[What the exercise asks]: Retype nothing but the lines from the start of the material up to and including the line with "import plotly.graph_objects as go". Pictures don't belong in the copy.

[Figure scripts]:

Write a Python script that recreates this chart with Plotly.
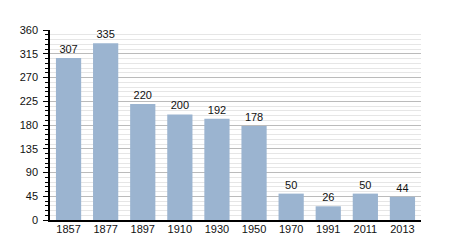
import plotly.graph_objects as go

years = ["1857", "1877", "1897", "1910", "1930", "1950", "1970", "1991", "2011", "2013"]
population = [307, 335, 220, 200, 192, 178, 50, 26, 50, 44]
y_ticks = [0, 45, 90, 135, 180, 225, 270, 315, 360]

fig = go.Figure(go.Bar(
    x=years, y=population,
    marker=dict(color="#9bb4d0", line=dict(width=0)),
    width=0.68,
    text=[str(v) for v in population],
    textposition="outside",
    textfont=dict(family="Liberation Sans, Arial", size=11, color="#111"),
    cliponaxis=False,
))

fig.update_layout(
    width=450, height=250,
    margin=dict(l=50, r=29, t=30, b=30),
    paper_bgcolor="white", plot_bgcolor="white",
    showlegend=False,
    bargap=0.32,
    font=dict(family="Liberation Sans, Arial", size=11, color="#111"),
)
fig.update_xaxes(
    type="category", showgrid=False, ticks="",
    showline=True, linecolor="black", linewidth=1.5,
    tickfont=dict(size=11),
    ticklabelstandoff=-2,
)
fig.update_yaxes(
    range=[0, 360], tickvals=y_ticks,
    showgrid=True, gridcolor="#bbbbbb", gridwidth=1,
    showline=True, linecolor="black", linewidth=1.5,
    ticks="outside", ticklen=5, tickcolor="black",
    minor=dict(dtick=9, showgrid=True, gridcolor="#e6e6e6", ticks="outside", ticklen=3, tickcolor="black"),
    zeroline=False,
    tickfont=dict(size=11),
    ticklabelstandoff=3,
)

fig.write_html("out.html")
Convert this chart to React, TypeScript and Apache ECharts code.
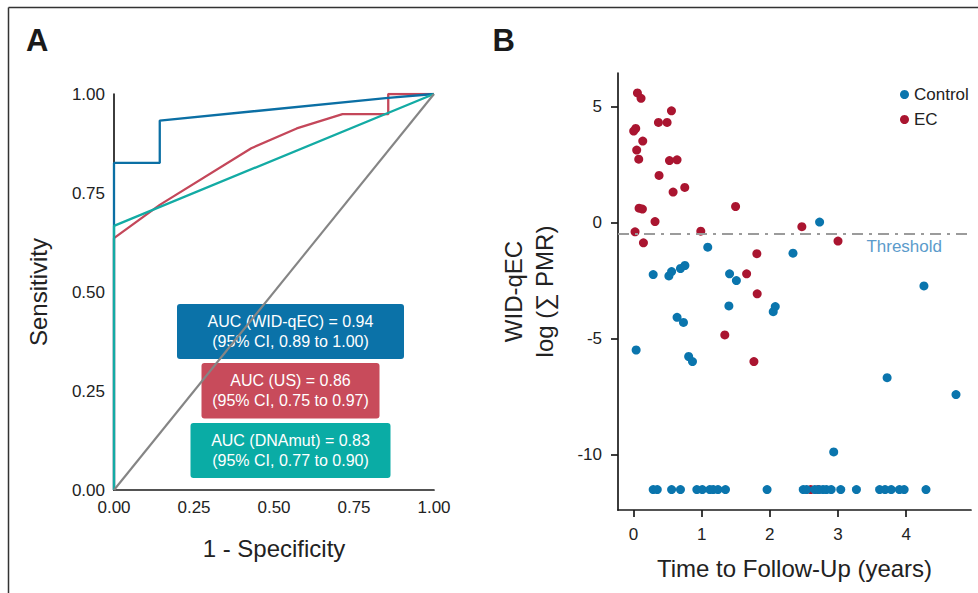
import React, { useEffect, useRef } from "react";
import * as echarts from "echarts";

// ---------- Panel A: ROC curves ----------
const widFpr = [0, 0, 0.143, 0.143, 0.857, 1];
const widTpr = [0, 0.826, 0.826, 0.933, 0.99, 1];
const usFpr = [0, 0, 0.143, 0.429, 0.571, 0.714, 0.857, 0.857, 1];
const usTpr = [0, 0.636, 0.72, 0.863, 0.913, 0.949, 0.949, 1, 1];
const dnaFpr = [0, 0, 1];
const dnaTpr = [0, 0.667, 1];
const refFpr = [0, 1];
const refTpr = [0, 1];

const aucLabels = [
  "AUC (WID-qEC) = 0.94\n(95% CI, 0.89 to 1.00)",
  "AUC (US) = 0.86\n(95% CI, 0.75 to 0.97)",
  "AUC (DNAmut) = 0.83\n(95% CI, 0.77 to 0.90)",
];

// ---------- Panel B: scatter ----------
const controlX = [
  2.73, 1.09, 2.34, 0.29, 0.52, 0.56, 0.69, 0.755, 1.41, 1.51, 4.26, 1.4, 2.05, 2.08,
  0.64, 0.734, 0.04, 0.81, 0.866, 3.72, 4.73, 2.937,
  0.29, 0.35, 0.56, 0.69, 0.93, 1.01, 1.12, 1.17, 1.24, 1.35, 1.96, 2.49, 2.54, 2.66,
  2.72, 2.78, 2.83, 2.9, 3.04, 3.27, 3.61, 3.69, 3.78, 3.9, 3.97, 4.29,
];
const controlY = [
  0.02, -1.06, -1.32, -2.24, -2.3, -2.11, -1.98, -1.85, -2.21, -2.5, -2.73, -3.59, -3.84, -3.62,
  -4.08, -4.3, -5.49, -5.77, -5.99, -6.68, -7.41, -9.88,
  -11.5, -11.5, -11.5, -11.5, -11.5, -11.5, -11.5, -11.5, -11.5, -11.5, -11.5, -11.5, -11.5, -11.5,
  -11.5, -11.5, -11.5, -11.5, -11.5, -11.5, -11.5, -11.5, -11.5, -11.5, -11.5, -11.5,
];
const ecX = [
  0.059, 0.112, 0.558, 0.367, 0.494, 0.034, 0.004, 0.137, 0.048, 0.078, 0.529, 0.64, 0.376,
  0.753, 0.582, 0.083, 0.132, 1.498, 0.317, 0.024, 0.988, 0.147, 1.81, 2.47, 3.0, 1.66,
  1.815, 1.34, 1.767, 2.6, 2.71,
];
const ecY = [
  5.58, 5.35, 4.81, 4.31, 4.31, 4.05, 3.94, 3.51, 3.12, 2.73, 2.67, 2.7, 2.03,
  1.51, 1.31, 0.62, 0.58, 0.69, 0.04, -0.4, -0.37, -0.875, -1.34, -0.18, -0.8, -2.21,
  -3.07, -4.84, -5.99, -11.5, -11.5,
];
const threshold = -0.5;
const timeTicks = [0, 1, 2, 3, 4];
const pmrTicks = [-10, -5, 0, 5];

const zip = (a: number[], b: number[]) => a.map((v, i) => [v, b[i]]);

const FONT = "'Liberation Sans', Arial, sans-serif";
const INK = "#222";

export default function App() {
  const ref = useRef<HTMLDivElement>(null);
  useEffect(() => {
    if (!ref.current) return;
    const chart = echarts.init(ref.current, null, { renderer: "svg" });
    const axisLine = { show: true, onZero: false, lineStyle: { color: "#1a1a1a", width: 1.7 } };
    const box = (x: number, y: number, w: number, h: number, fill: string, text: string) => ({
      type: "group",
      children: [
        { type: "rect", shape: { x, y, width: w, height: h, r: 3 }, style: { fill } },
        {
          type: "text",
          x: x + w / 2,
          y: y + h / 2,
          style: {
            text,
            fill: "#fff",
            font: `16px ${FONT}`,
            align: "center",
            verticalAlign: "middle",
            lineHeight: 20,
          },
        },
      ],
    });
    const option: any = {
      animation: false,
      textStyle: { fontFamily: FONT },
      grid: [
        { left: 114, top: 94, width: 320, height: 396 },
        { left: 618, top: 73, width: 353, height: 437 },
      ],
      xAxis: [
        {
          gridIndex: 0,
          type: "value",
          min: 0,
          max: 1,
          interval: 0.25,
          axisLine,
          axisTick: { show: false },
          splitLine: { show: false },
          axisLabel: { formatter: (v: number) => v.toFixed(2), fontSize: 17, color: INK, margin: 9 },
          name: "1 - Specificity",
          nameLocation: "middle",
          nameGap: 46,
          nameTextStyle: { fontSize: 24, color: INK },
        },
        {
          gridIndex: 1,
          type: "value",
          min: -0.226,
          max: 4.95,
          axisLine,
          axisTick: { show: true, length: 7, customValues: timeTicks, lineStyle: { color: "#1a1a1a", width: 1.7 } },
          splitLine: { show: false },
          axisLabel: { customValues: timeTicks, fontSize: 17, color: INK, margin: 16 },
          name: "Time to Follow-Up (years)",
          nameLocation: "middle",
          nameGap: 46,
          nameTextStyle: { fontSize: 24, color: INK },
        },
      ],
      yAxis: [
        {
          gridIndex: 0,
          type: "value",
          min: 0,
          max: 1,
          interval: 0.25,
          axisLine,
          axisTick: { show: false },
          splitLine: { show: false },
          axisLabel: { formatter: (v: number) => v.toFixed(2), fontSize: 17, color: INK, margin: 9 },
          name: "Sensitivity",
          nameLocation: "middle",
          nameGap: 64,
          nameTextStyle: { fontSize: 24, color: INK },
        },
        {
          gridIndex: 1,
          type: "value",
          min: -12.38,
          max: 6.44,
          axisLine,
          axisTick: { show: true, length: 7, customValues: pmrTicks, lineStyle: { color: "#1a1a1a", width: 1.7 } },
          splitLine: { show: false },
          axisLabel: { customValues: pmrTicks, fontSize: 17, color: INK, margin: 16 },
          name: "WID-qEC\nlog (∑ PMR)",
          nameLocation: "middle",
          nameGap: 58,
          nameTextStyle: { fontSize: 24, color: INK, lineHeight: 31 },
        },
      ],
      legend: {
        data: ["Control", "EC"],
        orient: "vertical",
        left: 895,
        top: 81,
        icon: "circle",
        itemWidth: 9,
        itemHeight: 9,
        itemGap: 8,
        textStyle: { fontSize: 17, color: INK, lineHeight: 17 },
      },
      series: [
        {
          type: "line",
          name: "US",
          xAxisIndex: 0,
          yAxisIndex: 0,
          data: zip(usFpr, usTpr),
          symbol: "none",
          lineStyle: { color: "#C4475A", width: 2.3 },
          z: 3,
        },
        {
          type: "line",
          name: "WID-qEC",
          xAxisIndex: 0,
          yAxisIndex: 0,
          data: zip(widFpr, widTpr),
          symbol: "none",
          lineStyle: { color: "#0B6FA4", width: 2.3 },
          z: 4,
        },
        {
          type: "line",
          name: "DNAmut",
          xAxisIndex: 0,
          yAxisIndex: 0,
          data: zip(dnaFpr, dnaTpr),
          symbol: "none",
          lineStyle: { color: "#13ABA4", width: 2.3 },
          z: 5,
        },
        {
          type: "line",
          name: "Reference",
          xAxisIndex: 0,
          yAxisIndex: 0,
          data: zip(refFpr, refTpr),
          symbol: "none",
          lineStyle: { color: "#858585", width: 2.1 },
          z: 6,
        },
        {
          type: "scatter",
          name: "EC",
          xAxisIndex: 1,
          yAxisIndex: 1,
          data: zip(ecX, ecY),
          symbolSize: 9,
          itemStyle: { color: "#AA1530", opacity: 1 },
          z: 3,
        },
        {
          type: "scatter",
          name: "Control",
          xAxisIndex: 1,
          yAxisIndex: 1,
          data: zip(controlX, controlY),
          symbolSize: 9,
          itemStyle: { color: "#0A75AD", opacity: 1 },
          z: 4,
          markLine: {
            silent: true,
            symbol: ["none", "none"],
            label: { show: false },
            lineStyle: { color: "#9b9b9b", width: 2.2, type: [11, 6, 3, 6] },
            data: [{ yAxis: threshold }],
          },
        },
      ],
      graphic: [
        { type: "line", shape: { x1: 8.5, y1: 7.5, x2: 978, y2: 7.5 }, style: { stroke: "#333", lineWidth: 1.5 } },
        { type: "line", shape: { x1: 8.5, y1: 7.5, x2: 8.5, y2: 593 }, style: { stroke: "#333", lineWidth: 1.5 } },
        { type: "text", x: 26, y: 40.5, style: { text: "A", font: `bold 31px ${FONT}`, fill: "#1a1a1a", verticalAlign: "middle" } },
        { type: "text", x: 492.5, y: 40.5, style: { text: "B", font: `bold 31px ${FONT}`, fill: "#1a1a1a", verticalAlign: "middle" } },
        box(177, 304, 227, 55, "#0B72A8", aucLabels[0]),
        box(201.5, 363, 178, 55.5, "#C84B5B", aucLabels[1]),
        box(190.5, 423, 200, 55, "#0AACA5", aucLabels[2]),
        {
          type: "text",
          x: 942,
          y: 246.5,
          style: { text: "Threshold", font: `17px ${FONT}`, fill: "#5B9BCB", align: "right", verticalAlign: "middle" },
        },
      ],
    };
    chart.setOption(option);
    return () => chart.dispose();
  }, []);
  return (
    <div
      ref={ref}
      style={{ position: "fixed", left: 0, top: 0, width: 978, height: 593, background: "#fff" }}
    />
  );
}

[The solution]:
Write a Python script that recreates this chart with Plotly.
import plotly.graph_objects as go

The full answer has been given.